>> START Material to process
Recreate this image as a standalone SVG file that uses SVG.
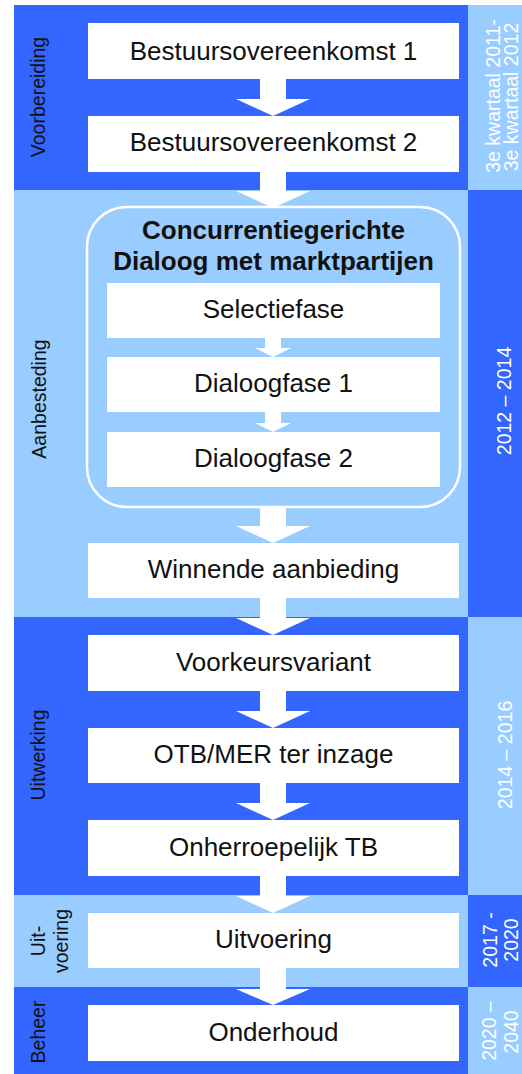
<svg xmlns="http://www.w3.org/2000/svg" width="522" height="1074" viewBox="0 0 522 1074">
<style>
.dk{fill:#3366FF}
.lt{fill:#99CCFF}
.box{fill:#FFFFFF}
.arr{fill:#FFFFFF}
.t{font-family:"Liberation Sans",Arial,sans-serif;font-size:26px;fill:#111111;text-anchor:middle}
.tb{font-family:"Liberation Sans",Arial,sans-serif;font-size:26px;font-weight:bold;fill:#111111;text-anchor:middle}
.sl{font-family:"Liberation Sans",Arial,sans-serif;font-size:19.5px;fill:#111111;text-anchor:middle}
.sr{font-family:"Liberation Sans",Arial,sans-serif;font-size:19.5px;fill:#FFFFFF;text-anchor:middle}
</style>
<rect x="0" y="0" width="522" height="1074" fill="#FFFFFF"/>
<g id="bands">
<rect class="dk" x="14" y="5" width="454" height="185"/>
<rect class="lt" x="468" y="5" width="54" height="185"/>
<rect class="lt" x="14" y="190" width="454" height="427"/>
<rect class="dk" x="468" y="190" width="54" height="427"/>
<rect class="dk" x="14" y="617" width="454" height="278"/>
<rect class="lt" x="468" y="617" width="54" height="278"/>
<rect class="lt" x="14" y="895" width="454" height="92"/>
<rect class="dk" x="468" y="895" width="54" height="92"/>
<rect class="dk" x="14" y="987" width="454" height="87"/>
<rect class="lt" x="468" y="987" width="54" height="87"/>
</g>
<g id="phase-labels">
<text class="sl" transform="translate(45,97) rotate(-90)">Voorbereiding</text>
<text class="sl" transform="translate(46,399) rotate(-90)">Aanbesteding</text>
<text class="sl" transform="translate(45,755) rotate(-90)">Uitwerking</text>
<text class="sl" transform="translate(45,941) rotate(-90)">Uit-</text>
<text class="sl" transform="translate(68,941) rotate(-90)">voering</text>
<text class="sl" transform="translate(45,1032) rotate(-90)">Beheer</text>
</g>
<g id="period-labels">
<text class="sr" transform="translate(500,96) rotate(-90)">3e kwartaal 2011-</text>
<text class="sr" transform="translate(518,97) rotate(-90)">3e kwartaal 2012</text>
<text class="sr" transform="translate(511,401) rotate(-90)">2012 – 2014</text>
<text class="sr" transform="translate(512,755) rotate(-90)">2014 – 2016</text>
<text class="sr" transform="translate(497,940) rotate(-90)">2017 -</text>
<text class="sr" transform="translate(518,940) rotate(-90)">2020</text>
<text class="sr" transform="translate(496,1031) rotate(-90)">2020 –</text>
<text class="sr" transform="translate(518,1032) rotate(-90)">2040</text>
</g>
<g id="node-bo1"><rect class="box" x="88" y="23" width="371" height="56"/><text class="t" x="273.5" y="59.5">Bestuursovereenkomst 1</text></g>
<g id="node-bo2"><rect class="box" x="88" y="116" width="371" height="56"/><text class="t" x="273.5" y="151">Bestuursovereenkomst 2</text></g>
<g id="node-cd"><rect x="87" y="207" width="373" height="300" rx="40" ry="40" fill="#99CCFF" stroke="#FFFFFF" stroke-width="2.5"/><text class="tb" x="273.5" y="238.5">Concurrentiegerichte</text><text class="tb" x="273.5" y="269.5">Dialoog met marktpartijen</text></g>
<g id="node-sel"><rect class="box" x="107" y="283" width="333" height="55"/><text class="t" x="273.5" y="318">Selectiefase</text></g>
<g id="node-d1"><rect class="box" x="107" y="357" width="333" height="55"/><text class="t" x="273.5" y="392">Dialoogfase 1</text></g>
<g id="node-d2"><rect class="box" x="107" y="432" width="333" height="55"/><text class="t" x="273.5" y="466.5">Dialoogfase 2</text></g>
<g id="node-win"><rect class="box" x="88" y="543" width="371" height="55"/><text class="t" x="273.5" y="577.5">Winnende aanbieding</text></g>
<g id="node-vkv"><rect class="box" x="88" y="635" width="371" height="56"/><text class="t" x="273.5" y="670.5">Voorkeursvariant</text></g>
<g id="node-otb"><rect class="box" x="88" y="728" width="371" height="55"/><text class="t" x="273.5" y="763">OTB/MER ter inzage</text></g>
<g id="node-otb2"><rect class="box" x="88" y="820" width="371" height="56"/><text class="t" x="273.5" y="855.5">Onherroepelijk TB</text></g>
<g id="node-uitv"><rect class="box" x="88" y="913" width="371" height="55"/><text class="t" x="273.5" y="948">Uitvoering</text></g>
<g id="node-ond"><rect class="box" x="88" y="1005" width="371" height="56"/><text class="t" x="273.5" y="1041">Onderhoud</text></g>
<g id="connectors">
<path class="arr" d="M260,79 H286 V99 H310 L273,116 L236,99 H260 Z"/>
<path class="arr" d="M260,172 H286 V191 H310 L273,208 L236,191 H260 Z"/>
<path class="arr" d="M265,338 H281 V348 H291 L273,357 L255,348 H265 Z"/>
<path class="arr" d="M265,412 H281 V423 H291 L273,432 L255,423 H265 Z"/>
<path class="arr" d="M260,508 H286 V526 H310 L273,543 L236,526 H260 Z"/>
<path class="arr" d="M260,598 H286 V618 H310 L273,635 L236,618 H260 Z"/>
<path class="arr" d="M260,691 H286 V711 H310 L273,728 L236,711 H260 Z"/>
<path class="arr" d="M260,783 H286 V803 H310 L273,820 L236,803 H260 Z"/>
<path class="arr" d="M260,876 H286 V896 H310 L273,913 L236,896 H260 Z"/>
<path class="arr" d="M260,968 H286 V989 H310 L273,1005 L236,989 H260 Z"/>
</g>
</svg>
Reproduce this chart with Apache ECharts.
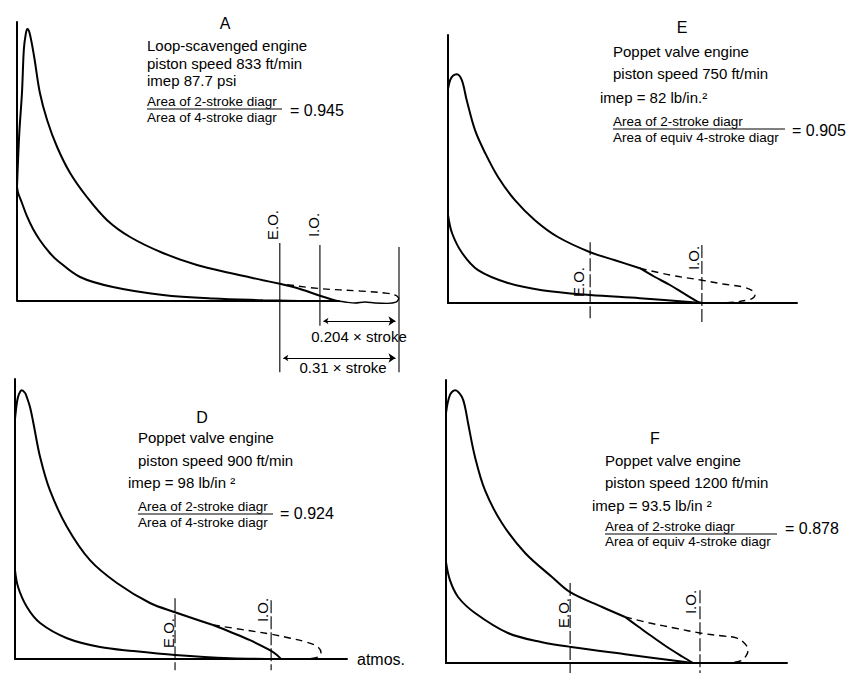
>> END Material to process
> [What you will do] Filter the entries and copy out every line with the word "this".

> [Reply]
Recreate this image as a standalone SVG file that uses SVG.
Reproduce this chart with Apache ECharts.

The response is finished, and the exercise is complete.